When Ward explained to me his experience of pair programming with Kent, something clicked inside of me. A recognition of an experience deep inside of me. A truth I knew.
Years ago I lived in Asia as a marketing consulting. I built a consulting practice in Singapore where Hewlett Packard was my primary client. My firm was doing most of their business to business (B2B) market research in Asia.
A typical project would be prompted by a new product introduction from the US. Their Asia Pacific office would then be given sales targets to meet. This regional management then had to scramble to develop a sales strategy.

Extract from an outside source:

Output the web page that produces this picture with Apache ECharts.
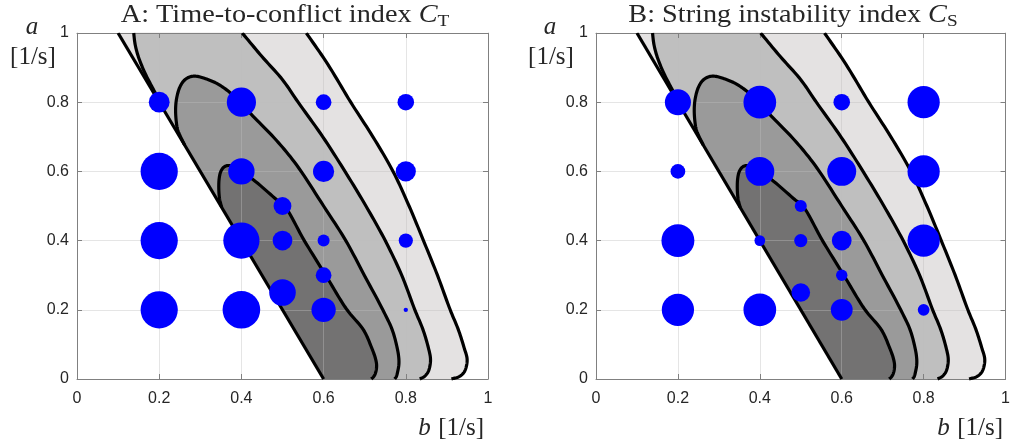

The problem was, Asia is a fiction created by people from other parts of the world. There is no such thing as Asia. Each country is a world unto itself. All with distinct cultures and mental models. You could not apply one strategy to all of them.
How might individuals in Korean organization see the value and purchasing process from their perspective as opposed from someone in a completely different cultural context, say in Malaysia.
My job was to develop the market and cultural context for the product introduction in each market that could be quickly woven into a unified regional strategy.
Often my assignments involved eight to ten different countries, all realities coexisting on different planes of collective consciousness. My job was to find the thread of unity that would tie these strategies together.
A planal intersection, one that could be used to tell a story to others in a way they could easily understand it. One that could immediately illuminate a clear strategy, the path forward.
A Korean world view is different from a Japanese world view, much less a Malaysian. I would have to sit in interviews with executives in each country and immerse myself in those world views, listening deeply in order to understand them. I had to meld my consciousness, for a suspended moment, with theirs.
Ten planes of consciousness that I had to ultimately meld into a single story.
So when Ward shared his story with Kent, I understood the feeling he was seeking to express. A feeling he called the mind-meld.
This melding of consciousness is what we are calling the monadic mind. One that lies as the intersection of planes of consciousenss, each with the own Meaning Matrix. One that moves us to the hypothetical Nth planes of The Aleph.
The monadic mind strives to sit at this nexus filled with wonderment.
The aspiration of this mind, we believe, that will be essential to have the collective wisdom needed build resilient complex systems.
Hints of which we have experienced through the wiki as Disruptive Orthogonal Planes and we suspect are guided by Spatial Trialectics to a psychic syncretism.